In the fall, our family would still come to the beach in our jackets and wind pants. I would venture to a small peninsula right next to the beach with my brother, Peter. Two trees bent towards each other to form an entryway to the peninsula. Peter and I would climb across from one tree to another, giving each other five when we met at the top. I would often sit on a sturdy branch that jutted out over the water and read. The rushing and crashing of the waves created soothing background music for reading a book.

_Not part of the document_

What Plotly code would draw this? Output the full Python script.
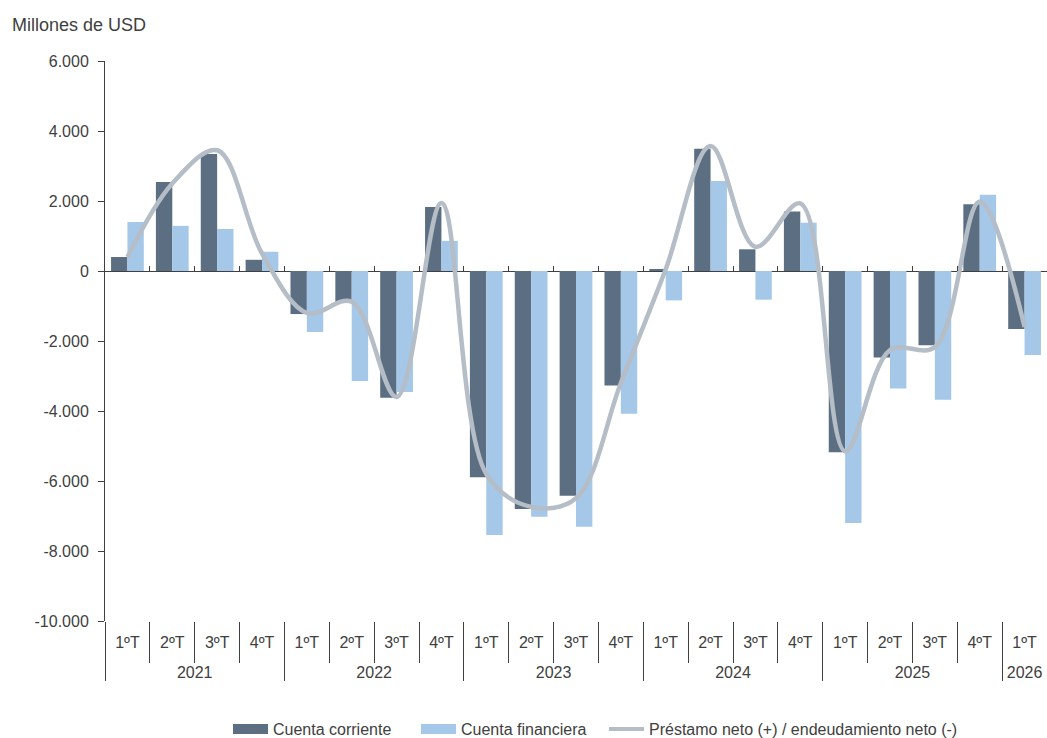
import plotly.graph_objects as go

years = ["2021"] * 4 + ["2022"] * 4 + ["2023"] * 4 + ["2024"] * 4 + ["2025"] * 4 + ["2026"]
quarters = ["1ºT", "2ºT", "3ºT", "4ºT"] * 5 + ["1ºT"]

cuenta_corriente = [400, 2540, 3340, 320, -1230, -900, -3620, 1830, -5890, -6800, -6420, -3270,
                    50, 3490, 620, 1700, -5180, -2470, -2120, 1910, -1660]
cuenta_financiera = [1400, 1290, 1200, 550, -1740, -3140, -3460, 860, -7540, -7020, -7310, -4080,
                     -840, 2570, -820, 1380, -7200, -3360, -3680, 2180, -2400]
prestamo_neto = [400, 2500, 3450, 500, -1200, -880, -3600, 1940, -5800, -6740, -6490, -3200,
                 50, 3570, 690, 1930, -5150, -2260, -2170, 1980, -1600]

y_ticks = [6000, 4000, 2000, 0, -2000, -4000, -6000, -8000, -10000]
y_min, y_max = -10000, 6000

C_CC = "#5b6e82"
C_CF = "#a5c7e8"
C_LN = "#b5bdc7"


def fmt(v):
    s = f"{abs(v):,}".replace(",", ".")
    return ("-" + s) if v < 0 else s


TXT = "#404040"
REG = "Liberation Sans, Arial, sans-serif"

# years shown one line lower than the quarter labels
x = [["<br>" + y for y in years], quarters]

fig = go.Figure()
fig.add_trace(go.Bar(x=x, y=cuenta_corriente, name="Cuenta corriente", showlegend=False,
                     marker=dict(color=C_CC, line=dict(width=0))))
fig.add_trace(go.Bar(x=x, y=cuenta_financiera, name="Cuenta financiera", showlegend=False,
                     marker=dict(color=C_CF, line=dict(width=0))))
fig.add_trace(go.Scatter(x=x, y=prestamo_neto, name="Préstamo neto (+) / endeudamiento neto (-)",
                         mode="lines", showlegend=False,
                         line=dict(color=C_LN, width=4.5, shape="spline", smoothing=1.0)))
# legend entries (wide swatches like the original)
fig.add_trace(go.Scatter(x=[None], y=[None], mode="lines", name="Cuenta corriente",
                         line=dict(color=C_CC, width=10), legend="legend"))
fig.add_trace(go.Scatter(x=[None], y=[None], mode="lines", name="Cuenta financiera",
                         line=dict(color=C_CF, width=10), legend="legend2"))
fig.add_trace(go.Scatter(x=[None], y=[None], mode="lines",
                         name="Préstamo neto (+) / endeudamiento neto (-)",
                         line=dict(color=C_LN, width=4), legend="legend3"))
# helper empty trace for zero-line tick marks axis
fig.add_trace(go.Scatter(x=[], y=[], xaxis="x2", yaxis="y", showlegend=False, hoverinfo="skip"))

n = len(quarters)
leg_common = dict(orientation="h", xanchor="left", y=-0.193, yanchor="middle",
                  font=dict(family=REG, size=16, color=TXT), itemwidth=35,
                  bgcolor="rgba(0,0,0,0)")
fig.update_layout(
    width=1047, height=738,
    margin=dict(l=105, r=0, t=61, b=117, autoexpand=False),
    paper_bgcolor="white", plot_bgcolor="white",
    barmode="group", bargap=0.27, bargroupgap=0,
    font=dict(family=REG, size=16, color=TXT),
    showlegend=True,
    legend=dict(x=(228 - 105) / 942, **leg_common),
    legend2=dict(x=(416 - 105) / 942, **leg_common),
    legend3=dict(x=(604 - 105) / 942, **leg_common),
    xaxis=dict(type="multicategory", range=[-0.5, n - 0.5], showline=False, automargin=False,
               ticks="outside", tickson="boundaries", ticklen=41, tickcolor=TXT, tickwidth=1,
               ticklabelstandoff=10,
               showdividers=True, dividercolor=TXT, dividerwidth=1,
               tickfont=dict(family=REG, size=16, color=TXT), showgrid=False, zeroline=False),
    xaxis2=dict(overlaying="x", anchor="free", position=(0 - y_min) / (y_max - y_min),
                range=[-0.5, n - 0.5], showline=False, showgrid=False, zeroline=False,
                tickvals=[i + 0.5 for i in range(n - 1)], ticks="inside", ticklen=5,
                tickcolor=TXT, showticklabels=False),
    yaxis=dict(range=[y_min, y_max], tickvals=y_ticks, ticktext=[fmt(v) for v in y_ticks],
               showgrid=False, showline=True, linecolor=TXT, linewidth=1, automargin=False,
               ticks="outside", ticklen=6, tickcolor=TXT, ticklabelstandoff=6,
               zeroline=True, zerolinecolor=TXT, zerolinewidth=1,
               tickfont=dict(family=REG, size=16, color=TXT)),
)
fig.add_annotation(text="Millones de USD", xref="paper", yref="paper",
                   x=(10 - 105) / 942, y=(621 - 25) / 560, xanchor="left", yanchor="middle",
                   showarrow=False, font=dict(family=REG, size=18, color=TXT))

fig.write_html("out.html", config={"displayModeBar": False},
               post_script="document.body.style.margin='0';document.body.style.overflow='hidden';")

Winter’s bitter cold prevented us from coming to the beach, yet it created a whole new world out on the ice. Our family would bundle up and head out to the lakes to skate. I remember playing hockey on the lake and then gliding up a frozen stream with my dad until it circled back around into the lake. Discovering this new experience, I did it again, but I did it alone this time. The quietness of the frozen water and the fact that life still survives under the ice have never ceased to amaze me. I would skate under the three bridges at Tenney Park holding hands with my mom. We would laugh as one of us slipped and fell on their snow pant covered behind. The city held an annual kite flying festival called ‘Kites on Ice’ every winter. We wrapped up tight and braced the frigid winds to go out and see all the kites in the air above the frozen water. There were all kinds and sizes of kites. There were giant ones shaped as cartoon characters, arrow shaped ones doing advanced tricks and flips, and small box kites flown by families like our own. It was a sight to see!
As spring drew in warmer weather, we would bike on the many trails around the lakes. I always looked forward to the glimpses of the lake’s gently moving water through the trees. My parents would bike down to the beach carrying an old loaf of bread and two excited children. As soon as we arrived, Peter and I would rip open the bag of bread, take a slice each, and then run down to the rocks where the ducks were. I loved seeing the lucky duck devour the tiny piece of bread I tore from my slice. I always tried to make sure that all the ducks got at least one piece.
The lakes were my favorite feature of Madison because they provided entertainment for my family and brought us together. Everyone needs water to survive; some just need it in different ways.